__DO THIS__.
Copy out the material below in full, but not its images.

__MATERIAL__.
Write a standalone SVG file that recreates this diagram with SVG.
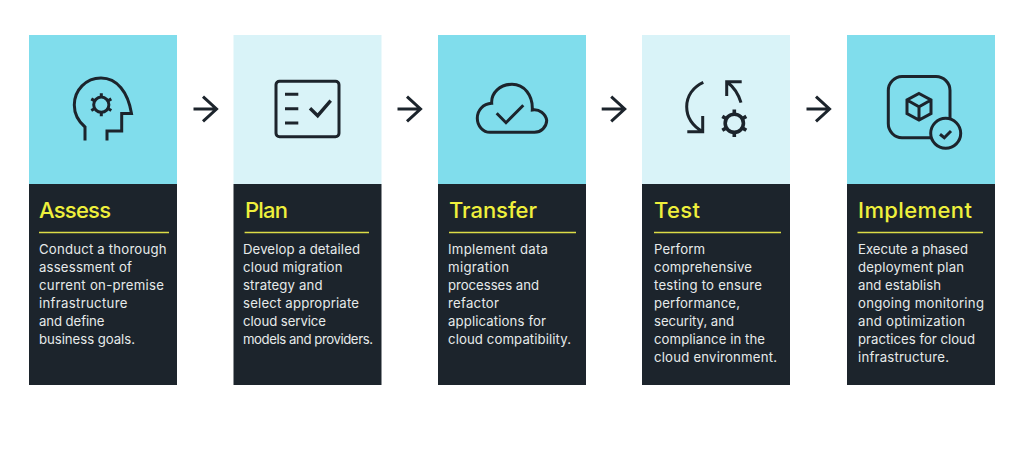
<svg xmlns="http://www.w3.org/2000/svg" width="1024" height="457" viewBox="0 0 1024 457">
<defs>
<g id="gear"><circle r="7.6" class="i"/><path class="i" d="M0-7.6V-11.5M6.6-3.8L10-5.8M6.6 3.8L10 5.8M0 7.6V11.5M-6.6 3.8L-10 5.8M-6.6-3.8L-10-5.8"/></g>
<path id="arrow" class="i" d="M0 0H23M9.5-12.3L23 0L9.5 12.3"/>
</defs>
<style>
.i{fill:none;stroke:#1c242c;stroke-width:3}
.d{fill:#1c242c}.a{fill:#80ddec}.b{fill:#d9f3f8}
.t{font:500 22px Inter,"Liberation Sans",sans-serif;fill:#eff03c}
.p{font:400 13.2px Inter,"Liberation Sans",sans-serif;fill:#e6eaea}
.r{stroke:#dcdc46;stroke-width:1.4}
</style>
<rect width="1024" height="457" fill="#fff"/>
<g id="assess">
<rect class="a" x="29" y="35" width="148" height="149"/><rect class="d" x="29" y="184" width="148" height="201"/>
<path class="i" d="M85 140.5V127C78 121 74.3 113 74.3 105C74.3 90 86 78 101 78C117 78 128 92 131.5 113.5H121.7V131H107V140.5"/>
<use href="#gear" x="101.3" y="104.7"/>
<text class="t" x="39" y="217.5" textLength="72">Assess</text><path class="r" d="M39 232.5H169"/>
<text class="p" x="39" y="254" textLength="127.5">Conduct a thorough</text>
<text class="p" x="39" y="272" textLength="93">assessment of</text>
<text class="p" x="39" y="290" textLength="125">current on-premise</text>
<text class="p" x="39" y="308" textLength="88.5">infrastructure</text>
<text class="p" x="39" y="326" textLength="65.5">and define</text>
<text class="p" x="39" y="344" textLength="96">business goals.</text>
</g>
<g id="plan">
<rect class="b" x="233.5" y="35" width="148" height="149"/><rect class="d" x="233.5" y="184" width="148" height="201"/>
<rect class="i" x="276" y="81.3" width="63" height="55.4" rx="3.5"/>
<path class="i" d="M285 94.3H298.3M285 108.7H298.3M285 123H298.3"/><path class="i" style="stroke-width:3.4" d="M310 108.3L317.7 115.7L330.7 100.7"/>
<text class="t" x="245" y="217.5" textLength="43">Plan</text><path class="r" d="M244.6 232.5H369"/>
<text class="p" x="243" y="254" textLength="117">Develop a detailed</text>
<text class="p" x="243" y="272" textLength="99.5">cloud migration</text>
<text class="p" x="243" y="290" textLength="79.5">strategy and</text>
<text class="p" x="243" y="308" textLength="116">select appropriate</text>
<text class="p" x="243" y="326" textLength="83">cloud service</text>
<text class="p" x="243" y="344" textLength="130">models and providers.</text>
</g>
<g id="transfer">
<rect class="a" x="438" y="35" width="148" height="149"/><rect class="d" x="438" y="184" width="148" height="201"/>
<path class="i" d="M490 132.3H534.5A12.2 12.2 0 0 0 546.7 120.5A12.5 12.5 0 0 0 532.3 110C533 95 524 84.3 512 84.3C500 84.3 491 93 491.7 103.3C483 104 477.3 110 477.3 118.3C477.3 126 483 132.3 490 132.3Z"/>
<path class="i" d="M496.7 113.3L506 122.7L523.3 105.3"/>
<text class="t" x="449" y="217.5" textLength="88">Transfer</text><path class="r" d="M449 232.5H576"/>
<text class="p" x="448" y="254" textLength="100">Implement data</text>
<text class="p" x="448" y="272" textLength="61">migration</text>
<text class="p" x="448" y="290" textLength="91">processes and</text>
<text class="p" x="448" y="308" textLength="51">refactor</text>
<text class="p" x="448" y="326" textLength="98">applications for</text>
<text class="p" x="448" y="344" textLength="123">cloud compatibility.</text>
</g>
<g id="test">
<rect class="b" x="642" y="35" width="148" height="149"/><rect class="d" x="642" y="184" width="148" height="201"/>
<path class="i" d="M703.3 82.3C693 87 686.7 96 686.7 106.7C686.7 117 693 126 702.7 131.7M702.7 116V131.7H687.3"/>
<path class="i" d="M741 102.7C738.5 94 734 87 726.7 81.7M726.7 96V81.7H741.7"/>
<use href="#gear" transform="translate(734.3 123.3) scale(1.2)"/>
<text class="t" x="654" y="217.5" textLength="46">Test</text><path class="r" d="M654 232.5H781"/>
<text class="p" x="654" y="254" textLength="51">Perform</text>
<text class="p" x="654" y="272" textLength="98">comprehensive</text>
<text class="p" x="654" y="290" textLength="108">testing to ensure</text>
<text class="p" x="654" y="308" textLength="86">performance,</text>
<text class="p" x="654" y="326" textLength="80">security, and</text>
<text class="p" x="654" y="344" textLength="111">compliance in the</text>
<text class="p" x="654" y="362" textLength="123">cloud environment.</text>
</g>
<g id="implement">
<rect class="a" x="847" y="35" width="148" height="149"/><rect class="d" x="847" y="184" width="148" height="201"/>
<path class="i" d="M950 118.5V90.5A14 14 0 0 0 936 76.5H902A14 14 0 0 0 888.3 90.5V123.5A14 14 0 0 0 902 137.7H931"/>
<circle class="i" cx="945.7" cy="133.3" r="15"/>
<path class="i" d="M940 134.3L944.3 137.7L951 131"/>
<path class="i" d="M919 93.5L931 100V113.5L919 120L907 113.5V100ZM907 100L919 106.7L931 100M919 106.7V120"/>
<text class="t" x="858" y="217.5" textLength="114">Implement</text><path class="r" d="M857.5 232.5H983"/>
<text class="p" x="858" y="254" textLength="110">Execute a phased</text>
<text class="p" x="858" y="272" textLength="106">deployment plan</text>
<text class="p" x="858" y="290" textLength="83">and establish</text>
<text class="p" x="858" y="308" textLength="126">ongoing monitoring</text>
<text class="p" x="858" y="326" textLength="107">and optimization</text>
<text class="p" x="858" y="344" textLength="117">practices for cloud</text>
<text class="p" x="858" y="362" textLength="91">infrastructure.</text>
</g>
<g id="connectors">
<use href="#arrow" x="193.5" y="109"/><use href="#arrow" x="397.5" y="109"/><use href="#arrow" x="601.7" y="109"/><use href="#arrow" x="806.5" y="109"/>
</g>
</svg>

__RESULT OF THE EXERCISE__.
Write a standalone SVG file that recreates this diagram with SVG.
<svg xmlns="http://www.w3.org/2000/svg" width="1024" height="457" viewBox="0 0 1024 457">
<defs>
<g id="gear"><circle r="7.6" class="i"/><path class="i" d="M0-7.6V-11.5M6.6-3.8L10-5.8M6.6 3.8L10 5.8M0 7.6V11.5M-6.6 3.8L-10 5.8M-6.6-3.8L-10-5.8"/></g>
<path id="arrow" class="i" d="M0 0H23M9.5-12.3L23 0L9.5 12.3"/>
</defs>
<style>
.i{fill:none;stroke:#1c242c;stroke-width:3}
.d{fill:#1c242c}.a{fill:#80ddec}.b{fill:#d9f3f8}
.t{font:500 22px Inter,"Liberation Sans",sans-serif;fill:#eff03c}
.p{font:400 13.2px Inter,"Liberation Sans",sans-serif;fill:#e6eaea}
.r{stroke:#dcdc46;stroke-width:1.4}
</style>
<rect width="1024" height="457" fill="#fff"/>
<g id="assess">
<rect class="a" x="29" y="35" width="148" height="149"/><rect class="d" x="29" y="184" width="148" height="201"/>
<path class="i" d="M85 140.5V127C78 121 74.3 113 74.3 105C74.3 90 86 78 101 78C117 78 128 92 131.5 113.5H121.7V131H107V140.5"/>
<use href="#gear" x="101.3" y="104.7"/>
<text class="t" x="39" y="217.5" textLength="72">Assess</text><path class="r" d="M39 232.5H169"/>
<text class="p" x="39" y="254" textLength="127.5">Conduct a thorough</text>
<text class="p" x="39" y="272" textLength="93">assessment of</text>
<text class="p" x="39" y="290" textLength="125">current on-premise</text>
<text class="p" x="39" y="308" textLength="88.5">infrastructure</text>
<text class="p" x="39" y="326" textLength="65.5">and define</text>
<text class="p" x="39" y="344" textLength="96">business goals.</text>
</g>
<g id="plan">
<rect class="b" x="233.5" y="35" width="148" height="149"/><rect class="d" x="233.5" y="184" width="148" height="201"/>
<rect class="i" x="276" y="81.3" width="63" height="55.4" rx="3.5"/>
<path class="i" d="M285 94.3H298.3M285 108.7H298.3M285 123H298.3"/><path class="i" style="stroke-width:3.4" d="M310 108.3L317.7 115.7L330.7 100.7"/>
<text class="t" x="245" y="217.5" textLength="43">Plan</text><path class="r" d="M244.6 232.5H369"/>
<text class="p" x="243" y="254" textLength="117">Develop a detailed</text>
<text class="p" x="243" y="272" textLength="99.5">cloud migration</text>
<text class="p" x="243" y="290" textLength="79.5">strategy and</text>
<text class="p" x="243" y="308" textLength="116">select appropriate</text>
<text class="p" x="243" y="326" textLength="83">cloud service</text>
<text class="p" x="243" y="344" textLength="130">models and providers.</text>
</g>
<g id="transfer">
<rect class="a" x="438" y="35" width="148" height="149"/><rect class="d" x="438" y="184" width="148" height="201"/>
<path class="i" d="M490 132.3H534.5A12.2 12.2 0 0 0 546.7 120.5A12.5 12.5 0 0 0 532.3 110C533 95 524 84.3 512 84.3C500 84.3 491 93 491.7 103.3C483 104 477.3 110 477.3 118.3C477.3 126 483 132.3 490 132.3Z"/>
<path class="i" d="M496.7 113.3L506 122.7L523.3 105.3"/>
<text class="t" x="449" y="217.5" textLength="88">Transfer</text><path class="r" d="M449 232.5H576"/>
<text class="p" x="448" y="254" textLength="100">Implement data</text>
<text class="p" x="448" y="272" textLength="61">migration</text>
<text class="p" x="448" y="290" textLength="91">processes and</text>
<text class="p" x="448" y="308" textLength="51">refactor</text>
<text class="p" x="448" y="326" textLength="98">applications for</text>
<text class="p" x="448" y="344" textLength="123">cloud compatibility.</text>
</g>
<g id="test">
<rect class="b" x="642" y="35" width="148" height="149"/><rect class="d" x="642" y="184" width="148" height="201"/>
<path class="i" d="M703.3 82.3C693 87 686.7 96 686.7 106.7C686.7 117 693 126 702.7 131.7M702.7 116V131.7H687.3"/>
<path class="i" d="M741 102.7C738.5 94 734 87 726.7 81.7M726.7 96V81.7H741.7"/>
<use href="#gear" transform="translate(734.3 123.3) scale(1.2)"/>
<text class="t" x="654" y="217.5" textLength="46">Test</text><path class="r" d="M654 232.5H781"/>
<text class="p" x="654" y="254" textLength="51">Perform</text>
<text class="p" x="654" y="272" textLength="98">comprehensive</text>
<text class="p" x="654" y="290" textLength="108">testing to ensure</text>
<text class="p" x="654" y="308" textLength="86">performance,</text>
<text class="p" x="654" y="326" textLength="80">security, and</text>
<text class="p" x="654" y="344" textLength="111">compliance in the</text>
<text class="p" x="654" y="362" textLength="123">cloud environment.</text>
</g>
<g id="implement">
<rect class="a" x="847" y="35" width="148" height="149"/><rect class="d" x="847" y="184" width="148" height="201"/>
<path class="i" d="M950 118.5V90.5A14 14 0 0 0 936 76.5H902A14 14 0 0 0 888.3 90.5V123.5A14 14 0 0 0 902 137.7H931"/>
<circle class="i" cx="945.7" cy="133.3" r="15"/>
<path class="i" d="M940 134.3L944.3 137.7L951 131"/>
<path class="i" d="M919 93.5L931 100V113.5L919 120L907 113.5V100ZM907 100L919 106.7L931 100M919 106.7V120"/>
<text class="t" x="858" y="217.5" textLength="114">Implement</text><path class="r" d="M857.5 232.5H983"/>
<text class="p" x="858" y="254" textLength="110">Execute a phased</text>
<text class="p" x="858" y="272" textLength="106">deployment plan</text>
<text class="p" x="858" y="290" textLength="83">and establish</text>
<text class="p" x="858" y="308" textLength="126">ongoing monitoring</text>
<text class="p" x="858" y="326" textLength="107">and optimization</text>
<text class="p" x="858" y="344" textLength="117">practices for cloud</text>
<text class="p" x="858" y="362" textLength="91">infrastructure.</text>
</g>
<g id="connectors">
<use href="#arrow" x="193.5" y="109"/><use href="#arrow" x="397.5" y="109"/><use href="#arrow" x="601.7" y="109"/><use href="#arrow" x="806.5" y="109"/>
</g>
</svg>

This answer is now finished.